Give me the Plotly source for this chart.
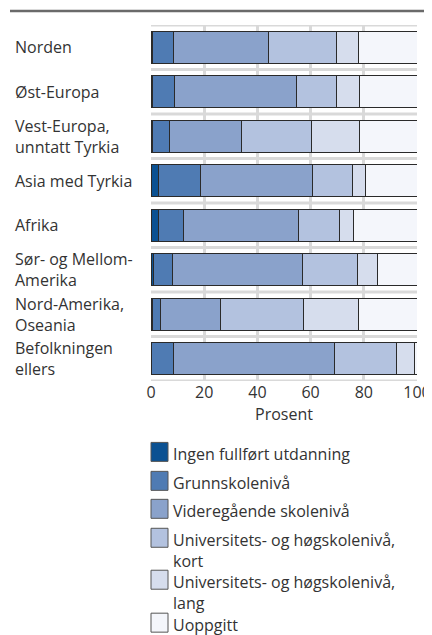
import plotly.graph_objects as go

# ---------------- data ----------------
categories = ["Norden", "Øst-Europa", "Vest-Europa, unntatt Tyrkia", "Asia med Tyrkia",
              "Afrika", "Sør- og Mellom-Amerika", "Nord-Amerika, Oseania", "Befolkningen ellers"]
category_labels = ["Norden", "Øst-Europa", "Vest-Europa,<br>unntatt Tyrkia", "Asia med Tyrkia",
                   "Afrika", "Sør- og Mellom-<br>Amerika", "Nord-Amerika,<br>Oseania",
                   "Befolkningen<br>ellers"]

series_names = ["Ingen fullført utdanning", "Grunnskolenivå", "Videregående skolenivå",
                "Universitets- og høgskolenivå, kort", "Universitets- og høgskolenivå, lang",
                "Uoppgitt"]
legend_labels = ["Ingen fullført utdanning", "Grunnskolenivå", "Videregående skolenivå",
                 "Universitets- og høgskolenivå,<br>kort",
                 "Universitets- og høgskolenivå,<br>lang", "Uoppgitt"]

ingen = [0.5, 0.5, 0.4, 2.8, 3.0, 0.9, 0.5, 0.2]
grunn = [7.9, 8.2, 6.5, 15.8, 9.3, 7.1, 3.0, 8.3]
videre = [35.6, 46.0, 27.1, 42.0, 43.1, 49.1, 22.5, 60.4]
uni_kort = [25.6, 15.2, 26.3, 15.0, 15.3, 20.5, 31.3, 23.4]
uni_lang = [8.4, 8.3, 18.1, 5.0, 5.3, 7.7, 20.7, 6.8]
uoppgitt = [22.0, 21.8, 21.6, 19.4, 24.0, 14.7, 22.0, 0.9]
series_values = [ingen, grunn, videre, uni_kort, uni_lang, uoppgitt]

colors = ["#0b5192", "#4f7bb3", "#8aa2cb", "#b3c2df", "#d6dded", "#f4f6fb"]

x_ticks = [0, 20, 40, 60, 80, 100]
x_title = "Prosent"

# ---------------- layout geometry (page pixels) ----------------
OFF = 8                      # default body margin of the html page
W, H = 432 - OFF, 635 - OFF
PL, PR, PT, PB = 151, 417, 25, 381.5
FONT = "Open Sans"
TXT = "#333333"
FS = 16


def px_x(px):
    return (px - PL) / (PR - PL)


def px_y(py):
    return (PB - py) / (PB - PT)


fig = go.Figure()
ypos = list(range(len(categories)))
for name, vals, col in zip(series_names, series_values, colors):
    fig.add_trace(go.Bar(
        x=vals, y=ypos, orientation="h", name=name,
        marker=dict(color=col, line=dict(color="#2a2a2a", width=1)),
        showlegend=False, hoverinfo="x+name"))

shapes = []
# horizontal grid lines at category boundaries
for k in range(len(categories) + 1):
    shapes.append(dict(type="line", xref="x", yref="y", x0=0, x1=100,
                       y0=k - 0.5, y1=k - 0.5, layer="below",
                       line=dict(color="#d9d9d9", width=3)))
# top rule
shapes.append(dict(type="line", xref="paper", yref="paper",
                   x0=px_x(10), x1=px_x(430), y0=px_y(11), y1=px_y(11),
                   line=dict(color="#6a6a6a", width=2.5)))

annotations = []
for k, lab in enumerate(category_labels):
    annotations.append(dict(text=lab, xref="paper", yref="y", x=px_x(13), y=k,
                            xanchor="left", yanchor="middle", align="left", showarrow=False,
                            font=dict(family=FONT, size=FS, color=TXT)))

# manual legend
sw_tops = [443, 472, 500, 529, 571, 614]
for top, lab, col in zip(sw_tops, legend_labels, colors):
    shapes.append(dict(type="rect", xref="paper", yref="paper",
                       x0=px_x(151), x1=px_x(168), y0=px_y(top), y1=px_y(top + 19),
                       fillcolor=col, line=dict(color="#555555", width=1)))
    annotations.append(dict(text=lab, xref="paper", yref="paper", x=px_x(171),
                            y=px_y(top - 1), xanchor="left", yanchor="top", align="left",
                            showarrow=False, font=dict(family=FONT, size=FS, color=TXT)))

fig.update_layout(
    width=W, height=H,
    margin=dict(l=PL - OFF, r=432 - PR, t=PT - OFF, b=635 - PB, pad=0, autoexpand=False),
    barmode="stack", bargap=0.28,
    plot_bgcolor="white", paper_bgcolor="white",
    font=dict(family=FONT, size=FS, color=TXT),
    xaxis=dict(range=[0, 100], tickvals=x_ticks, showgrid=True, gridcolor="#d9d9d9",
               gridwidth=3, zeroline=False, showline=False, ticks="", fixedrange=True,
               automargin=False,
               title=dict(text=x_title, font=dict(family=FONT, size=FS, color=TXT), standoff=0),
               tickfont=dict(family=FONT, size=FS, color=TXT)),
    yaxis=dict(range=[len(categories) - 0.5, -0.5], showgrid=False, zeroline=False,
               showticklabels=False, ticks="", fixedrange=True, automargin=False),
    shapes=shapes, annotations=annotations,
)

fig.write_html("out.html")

**Task prompt**
Copy the data word for word. Pictures do not go in the copy.

**Solution**
Give me the Plotly source for this chart.
import plotly.graph_objects as go

# ---------------- data ----------------
categories = ["Norden", "Øst-Europa", "Vest-Europa, unntatt Tyrkia", "Asia med Tyrkia",
              "Afrika", "Sør- og Mellom-Amerika", "Nord-Amerika, Oseania", "Befolkningen ellers"]
category_labels = ["Norden", "Øst-Europa", "Vest-Europa,<br>unntatt Tyrkia", "Asia med Tyrkia",
                   "Afrika", "Sør- og Mellom-<br>Amerika", "Nord-Amerika,<br>Oseania",
                   "Befolkningen<br>ellers"]

series_names = ["Ingen fullført utdanning", "Grunnskolenivå", "Videregående skolenivå",
                "Universitets- og høgskolenivå, kort", "Universitets- og høgskolenivå, lang",
                "Uoppgitt"]
legend_labels = ["Ingen fullført utdanning", "Grunnskolenivå", "Videregående skolenivå",
                 "Universitets- og høgskolenivå,<br>kort",
                 "Universitets- og høgskolenivå,<br>lang", "Uoppgitt"]

ingen = [0.5, 0.5, 0.4, 2.8, 3.0, 0.9, 0.5, 0.2]
grunn = [7.9, 8.2, 6.5, 15.8, 9.3, 7.1, 3.0, 8.3]
videre = [35.6, 46.0, 27.1, 42.0, 43.1, 49.1, 22.5, 60.4]
uni_kort = [25.6, 15.2, 26.3, 15.0, 15.3, 20.5, 31.3, 23.4]
uni_lang = [8.4, 8.3, 18.1, 5.0, 5.3, 7.7, 20.7, 6.8]
uoppgitt = [22.0, 21.8, 21.6, 19.4, 24.0, 14.7, 22.0, 0.9]
series_values = [ingen, grunn, videre, uni_kort, uni_lang, uoppgitt]

colors = ["#0b5192", "#4f7bb3", "#8aa2cb", "#b3c2df", "#d6dded", "#f4f6fb"]

x_ticks = [0, 20, 40, 60, 80, 100]
x_title = "Prosent"

# ---------------- layout geometry (page pixels) ----------------
OFF = 8                      # default body margin of the html page
W, H = 432 - OFF, 635 - OFF
PL, PR, PT, PB = 151, 417, 25, 381.5
FONT = "Open Sans"
TXT = "#333333"
FS = 16


def px_x(px):
    return (px - PL) / (PR - PL)


def px_y(py):
    return (PB - py) / (PB - PT)


fig = go.Figure()
ypos = list(range(len(categories)))
for name, vals, col in zip(series_names, series_values, colors):
    fig.add_trace(go.Bar(
        x=vals, y=ypos, orientation="h", name=name,
        marker=dict(color=col, line=dict(color="#2a2a2a", width=1)),
        showlegend=False, hoverinfo="x+name"))

shapes = []
# horizontal grid lines at category boundaries
for k in range(len(categories) + 1):
    shapes.append(dict(type="line", xref="x", yref="y", x0=0, x1=100,
                       y0=k - 0.5, y1=k - 0.5, layer="below",
                       line=dict(color="#d9d9d9", width=3)))
# top rule
shapes.append(dict(type="line", xref="paper", yref="paper",
                   x0=px_x(10), x1=px_x(430), y0=px_y(11), y1=px_y(11),
                   line=dict(color="#6a6a6a", width=2.5)))

annotations = []
for k, lab in enumerate(category_labels):
    annotations.append(dict(text=lab, xref="paper", yref="y", x=px_x(13), y=k,
                            xanchor="left", yanchor="middle", align="left", showarrow=False,
                            font=dict(family=FONT, size=FS, color=TXT)))

# manual legend
sw_tops = [443, 472, 500, 529, 571, 614]
for top, lab, col in zip(sw_tops, legend_labels, colors):
    shapes.append(dict(type="rect", xref="paper", yref="paper",
                       x0=px_x(151), x1=px_x(168), y0=px_y(top), y1=px_y(top + 19),
                       fillcolor=col, line=dict(color="#555555", width=1)))
    annotations.append(dict(text=lab, xref="paper", yref="paper", x=px_x(171),
                            y=px_y(top - 1), xanchor="left", yanchor="top", align="left",
                            showarrow=False, font=dict(family=FONT, size=FS, color=TXT)))

fig.update_layout(
    width=W, height=H,
    margin=dict(l=PL - OFF, r=432 - PR, t=PT - OFF, b=635 - PB, pad=0, autoexpand=False),
    barmode="stack", bargap=0.28,
    plot_bgcolor="white", paper_bgcolor="white",
    font=dict(family=FONT, size=FS, color=TXT),
    xaxis=dict(range=[0, 100], tickvals=x_ticks, showgrid=True, gridcolor="#d9d9d9",
               gridwidth=3, zeroline=False, showline=False, ticks="", fixedrange=True,
               automargin=False,
               title=dict(text=x_title, font=dict(family=FONT, size=FS, color=TXT), standoff=0),
               tickfont=dict(family=FONT, size=FS, color=TXT)),
    yaxis=dict(range=[len(categories) - 0.5, -0.5], showgrid=False, zeroline=False,
               showticklabels=False, ticks="", fixedrange=True, automargin=False),
    shapes=shapes, annotations=annotations,
)

fig.write_html("out.html")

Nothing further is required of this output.